Her composure cracks then. The tears spill over, silent and unrestrained. The sight of them is far more destabilizing than the confession itself. “I didn’t know how to tell you,” she says. “I thought if I said it out loud, everything would break.”

“It broke anyway,” I answer gently.

She nods once, acknowledging the accuracy of that.

For a moment, it feels like we are suspended outside of time. The music from the reception filters faintly through the walls—laughter, applause, the dull rhythm of celebration continuing without us.

Then something in her changes. It’s subtle, but I see it. Before I can speak again, she turns. There is no dramatic flourish to it. No final declaration. She simply opens the door and steps into the hallway. The door swings shut behind her with a soft click.

My feet won’t move. I’m still hurt and angry. Still standing in a women’s bathroom at my son’s wedding, trying to reconcile fatherhood, love, and betrayal all at once.

The mirror shows a man who looks steadier than he feels.

Control the body. The mind will follow.

It does not follow. It lingers on the way her eyes filled and the way she fled. This isn’t someone manipulating me. This is someone overwhelmed by the weight of her own decisions.

Perry wasn’t trying to hurt me. She was terrified. It wasn’t only her words that said so—I read it in her body when she spoke about it. The hunched shoulders, the tightness in her face.

She was scared, and I was too angry to be there for her when she told me.

Perry needs me.

That thought gets my feet moving again. I open the door and step into the hallway.

It’s empty.

The music from the reception bleeds toward me, louder now. Applause rises and falls. Someone shouts encouragement on the dance floor. The world is celebrating while I stand here recalibrating my entire life.

I turn left. Then right. No Perry. By the time I reach the corner and scan the corridor leading toward the ballroom, she’s gone.

The hallway feels longer than it did ten minutes ago. The carpet muffles my footsteps as I move toward the ballroom, trying not to look frantic. I don’t want to be the man chasing someone through his son’s wedding. I don’t want to take attention away from his happy day.

I step into the reception space and pause just inside the doorway.

The room is loud now.
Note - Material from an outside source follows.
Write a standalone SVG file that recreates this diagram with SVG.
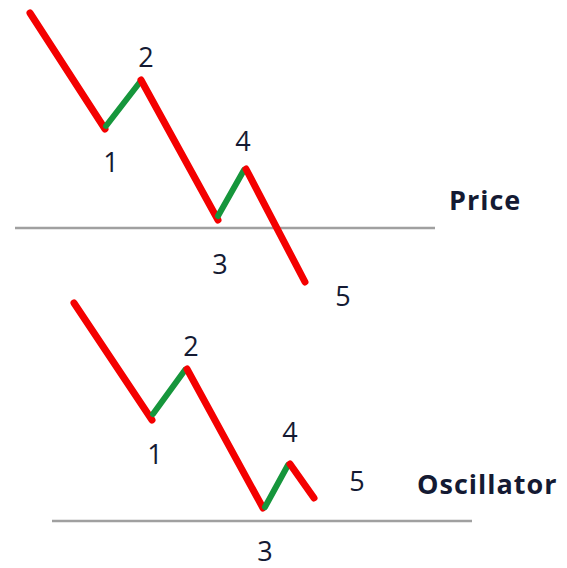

The dance floor is alive. Guests have migrated from their seats to the perimeter, drinks in hand, laughter loosening posture. The band plays something upbeat and familiar, and Faith is already spinning among a cluster of bridesmaids.

I scan the room carefully.

Blush. Peach. Whatever the bridal party is wearing, the color should be easy to find.

It isn’t.

Perry is not near the head table. She’s not near the bar. She’s not on the terrace. I move slowly along the perimeter, nodding to acquaintances who mistake my focus for composure.

I pass the gift table. No pastel orange. I check near the restrooms again, just in case she doubled back. Nothing. My pulse climbs. Did she leave?

She’s not the type to flee the building entirely. She’s too responsible for that. Too invested in keeping this wedding intact despite everything. Which means she’s somewhere inside this machine of celebration.

I spot Candy near the DJ booth, laughing too loudly at something a groomsman has said. “Have you seen Perry?”

Candy blinks at me, processing through champagne. “She was just here,” she says. “She looked like she was going to murder someone, but like, quietly.”

“Which direction?” I press.

She gestures vaguely toward the back corridor. “I think she went to check on the caterer? Or maybe the photographer? I don’t know. She’s in full maid-of-honor mode.”

“Thanks.” I move again, weaving between tables.

The room feels different now that I’m actively searching for her. Bigger. The air thicker.

Across the hall, I catch sight of Amber near my mother. They’re seated close together. Too close. Amber’s hand rests delicately over my mother’s wrist, posture sympathetic, head tilted in what appears to be concern.

I slow without meaning to. What the hell else does she have to tell Mother? She already dropped the biggest bomb in my life—

Unless she also knows about my new sons. Fuck.

Amber glances up. Our eyes meet briefly. She smiles. It is not a kind smile. It’s a satisfied one. I look away before she can read anything in my expression.